MUSEO DI CAPODIMONTE, Titian

Audio File length: 3.13
English / USA Language: English / USA
Author: STEFANO ZUFFI E DAVIDE TORTORELLA


The Farnese collection naturally has several works by Emilian painters such as Correggio and Parmigianino, but the most fascinating room is definitely the one with paintings Titian made in Rome between 1545 and 1546 when he was the guest of Pope Paul III Farnese.

The great Portrait of Pope Paul III with his Nephews Alessandro and Ottavio Farnese is the most important of all the paintings made for the Farnese family, and one of the greatest portrait masterpieces of all time.

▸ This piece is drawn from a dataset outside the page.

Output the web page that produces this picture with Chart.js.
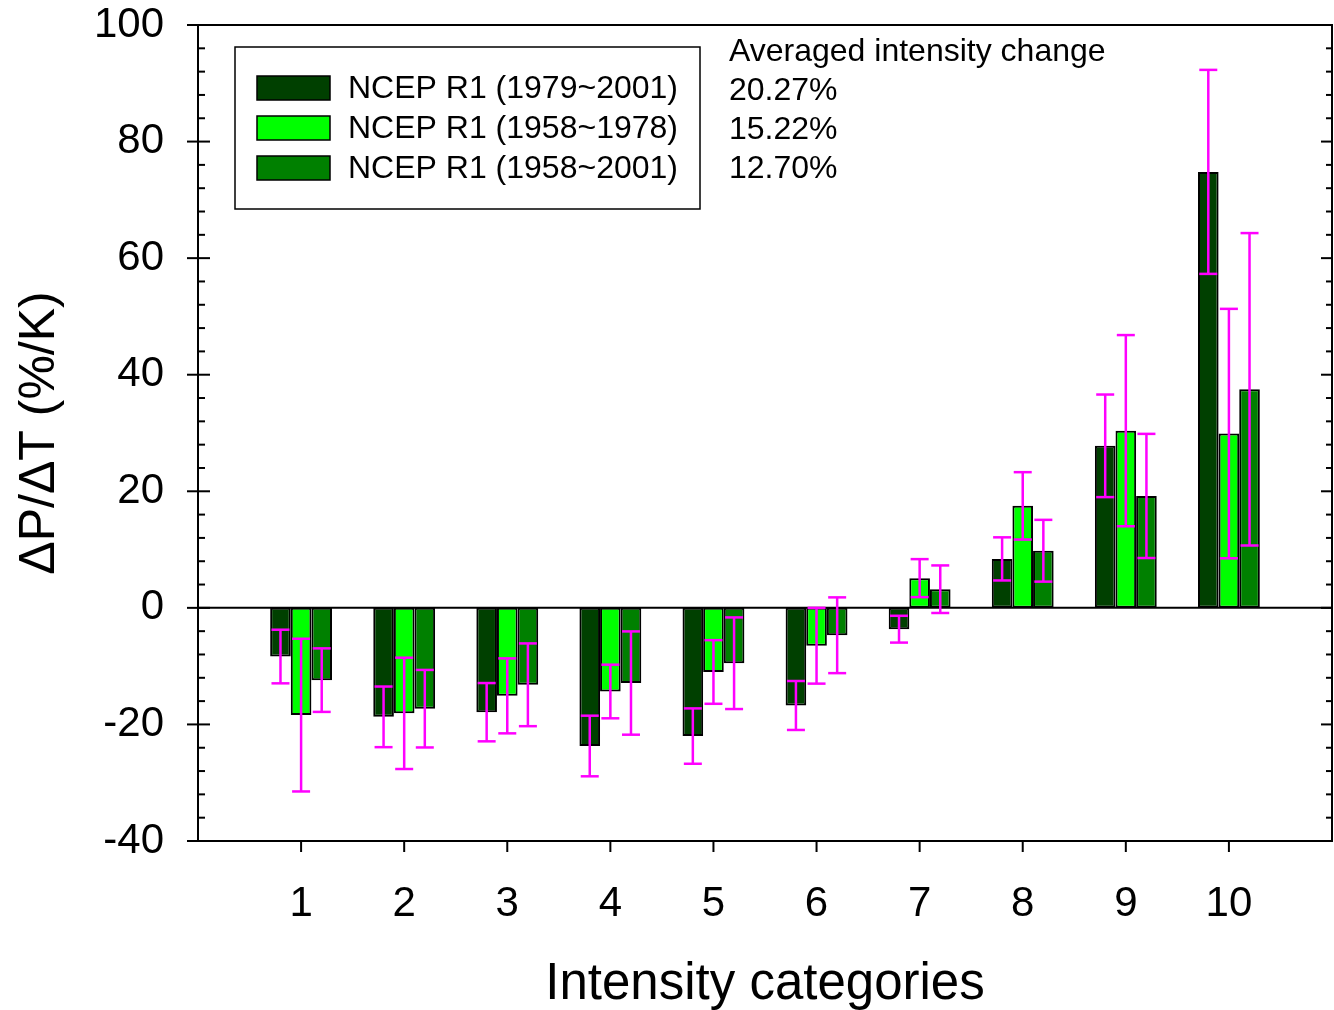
<!DOCTYPE html>
<html>
<head>
<meta charset="utf-8">
<script src="https://cdn.jsdelivr.net/npm/chart.js@4.4.0/dist/chart.umd.min.js"></script>
<style>
  body { margin: 0; background: #fff; }
</style>
</head>
<body>
<canvas id="intensityChart" width="1334" height="1010"></canvas>
<script>
// values
const categories = [1, 2, 3, 4, 5, 6, 7, 8, 9, 10];
const seriesNames = ['NCEP R1 (1979~2001)', 'NCEP R1 (1958~1978)', 'NCEP R1 (1958~2001)'];
const r1Late = [-8.35, -18.7, -17.9, -23.7, -22.0, -16.75, -3.66, 8.4, 27.8, 74.8];
const r1LateErr = [4.6, 5.2, 5.0, 5.2, 4.75, 4.2, 2.3, 3.7, 8.8, 17.5];
const r1Early = [-18.4, -18.1, -15.1, -14.35, -11.0, -6.5, 5.1, 17.5, 30.4, 29.9];
const r1EarlyErr = [13.1, 9.55, 6.43, 4.6, 5.46, 6.5, 3.26, 5.78, 16.4, 21.4];
const r1All = [-12.4, -17.3, -13.2, -12.9, -9.5, -4.7, 3.2, 9.8, 19.2, 37.5];
const r1AllErr = [5.45, 6.65, 7.1, 8.86, 7.86, 6.5, 4.08, 5.3, 10.65, 26.8];
const avgTitle = 'Averaged intensity change';
const avgChange = ['20.27%', '15.22%', '12.70%'];

const FONT = "'Liberation Sans', Arial, sans-serif";
const colors = ['#004000', '#00ff00', '#008000'];

function toPoints(vals) {
    return vals.map((v, i) => ({x: categories[i], y: v}));
}

function seg(ctx, x1, y1, x2, y2) {
    ctx.beginPath();
    ctx.moveTo(x1, y1);
    ctx.lineTo(x2, y2);
    ctx.stroke();
}

const decorations = {
    id: 'decorations',
    afterDatasetsDraw(chart) {
        const {ctx, chartArea: a, scales: {y}} = chart;
        ctx.save();
        // zero line
        ctx.strokeStyle = '#000';
        ctx.lineWidth = 2;
        const y0 = y.getPixelForValue(0);
        seg(ctx, a.left, y0, a.right, y0);
        // error bars
        ctx.strokeStyle = '#ff00ff';
        ctx.lineWidth = 2.5;
        chart.data.datasets.forEach((ds, i) => {
            chart.getDatasetMeta(i).data.forEach((bar, j) => {
                const v = ds.data[j].y, e = ds.err[j];
                const t = y.getPixelForValue(v + e);
                const b = y.getPixelForValue(v - e);
                seg(ctx, bar.x, t, bar.x, b);
                seg(ctx, bar.x - 9, t, bar.x + 9, t);
                seg(ctx, bar.x - 9, b, bar.x + 9, b);
            });
        });
        ctx.restore();
    },
    afterDraw(chart) {
        const {ctx, chartArea: a, scales: {x, y}} = chart;
        ctx.save();
        ctx.strokeStyle = '#000';
        ctx.lineWidth = 2;
        ctx.strokeRect(a.left, a.top, a.right - a.left, a.bottom - a.top);
        // y ticks, major and minor
        for (let v = -40; v <= 100; v += 4) {
            const py = y.getPixelForValue(v);
            if (v % 20 === 0) {
                seg(ctx, a.left - 11, py, a.left + 12, py);
                seg(ctx, a.right - 11, py, a.right, py);
            } else {
                seg(ctx, a.left, py, a.left + 7, py);
                seg(ctx, a.right - 6, py, a.right, py);
            }
        }
        // x ticks
        categories.forEach(c => {
            const px = x.getPixelForValue(c);
            seg(ctx, px, a.bottom, px, a.bottom + 11);
        });
        // legend
        ctx.lineWidth = 1.5;
        ctx.strokeRect(235, 47, 465, 162);
        ctx.font = '32px ' + FONT;
        ctx.textBaseline = 'middle';
        ctx.fillStyle = '#000';
        chart.data.datasets.forEach((ds, i) => {
            const ry = 88 + i * 40;
            ctx.fillStyle = ds.backgroundColor;
            ctx.fillRect(257, ry - 12, 73, 24);
            ctx.strokeRect(257, ry - 12, 73, 24);
            ctx.fillStyle = '#000';
            ctx.fillText(ds.label, 348, ry + 1);
        });
        ctx.fillText(avgTitle, 729, 52);
        avgChange.forEach((t, i) => ctx.fillText(t, 729, 91 + i * 39));
        ctx.restore();
    }
};

const data = {
    datasets: [
        {label: seriesNames[0], data: toPoints(r1Late), err: r1LateErr},
        {label: seriesNames[1], data: toPoints(r1Early), err: r1EarlyErr},
        {label: seriesNames[2], data: toPoints(r1All), err: r1AllErr}
    ].map((ds, i) => Object.assign(ds, {
        backgroundColor: colors[i],
        borderColor: '#000',
        borderWidth: 2,
        borderSkipped: false,
        categoryPercentage: 0.6,
        barPercentage: 1.0
    }))
};

const config = {
    type: 'bar',
    data,
    plugins: [decorations],
    options: {
        responsive: false,
        animation: false,
        layout: {padding: {top: 25, right: 2, left: 0, bottom: 0}},
        scales: {
            x: {
                type: 'linear',
                min: 0,
                max: 11,
                offset: false,
                grid: {display: false, drawTicks: false, tickLength: 0},
                border: {display: false},
                ticks: {
                    stepSize: 1,
                    padding: 38,
                    color: '#000',
                    font: {family: FONT, size: 42},
                    callback: v => (v >= 1 && v <= 10) ? String(v) : ''
                },
                title: {
                    display: true,
                    text: 'Intensity categories',
                    color: '#000',
                    font: {family: FONT, size: 51, lineHeight: 1},
                    padding: {top: 0, bottom: 0}
                },
                afterFit: s => {
                    s.height = 169;
                    s.paddingLeft = 0;
                    s.paddingRight = 0;
                }
            },
            y: {
                min: -40,
                max: 100,
                grid: {display: false, drawTicks: false, tickLength: 0},
                border: {display: false},
                ticks: {
                    stepSize: 20,
                    padding: 34,
                    color: '#000',
                    font: {family: FONT, size: 42}
                },
                title: {
                    display: true,
                    text: 'ΔP/ΔT (%/K)',
                    color: '#000',
                    font: {family: FONT, size: 50, lineHeight: 1},
                    padding: {top: 15, bottom: 0}
                },
                afterFit: s => {
                    s.width = 198;
                    s.paddingTop = 0;
                    s.paddingBottom = 0;
                }
            }
        },
        plugins: {
            legend: {display: false},
            tooltip: {enabled: false}
        }
    }
};

new Chart(document.getElementById('intensityChart'), config);
</script>
</body>
</html>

In this painting Titian adopted a particular technique, leaving some details almost unfinished to accentuate the atmosphere of intrigue and ceremony. In a harmony of reds that is both lavish and suffocating, this great canvas demonstrates the impression that Titian got from his stay in Rome. The psychological triangulation between the pontiff, apparently decrepit and fragile but with the eyes of an old fox, the young Cardinal Alessandro who's nonchalantly leaning on his uncle's chair, and his grinning grandson Ottavio is truly worthy of a Shakespearian tragedy. Not only that, Ottavio's pose is a parody of one of the most famous statues of Classicism, the Discobolus, and this says a lot about the casual attitude with which Titian approached the classical models!

 

Now pause the audio and move on to another famous work that's also by Titian, titled Danae.

 

According to mythology, Danae was a beautiful young woman that Jupiter yearned after so much that he became a shower of golden rain in order to physically take her. The author Giovanni Della Casa speaks of the erotic intensity of this "naked woman who makes your blood boil", who was destined to delight Cardinal Alessandro upon seeing her.

Anticipating his trip to Rome, Titian skillfully organized the time it would take him to complete it by starting the canvas in Venice and bringing it with him to finish off in the first days of his stay in the Vatican. With this move, Titian tried to make an "example" in Rome's cultural atmosphere, and managed to create precisely the effect he was hoping for. Titian was about fifty-five when he painted the canvas, but had never depicted a naked female with such explicit eroticism before.

 

FUN FACT: giving the best of his extraordinary ability to make figures come to life, Titian has immortalized the Farnese family in other portraits you can admire in this room: the twenty-five year old Cardinal Alessandro wrapped in purple, the fiery Pier Luigi in armor, and the seated pope. It is said that when the latter had just been finished and was left to dry on a terrace, it resembled the pope so much and was so realistic that the passersby bowed in front of it!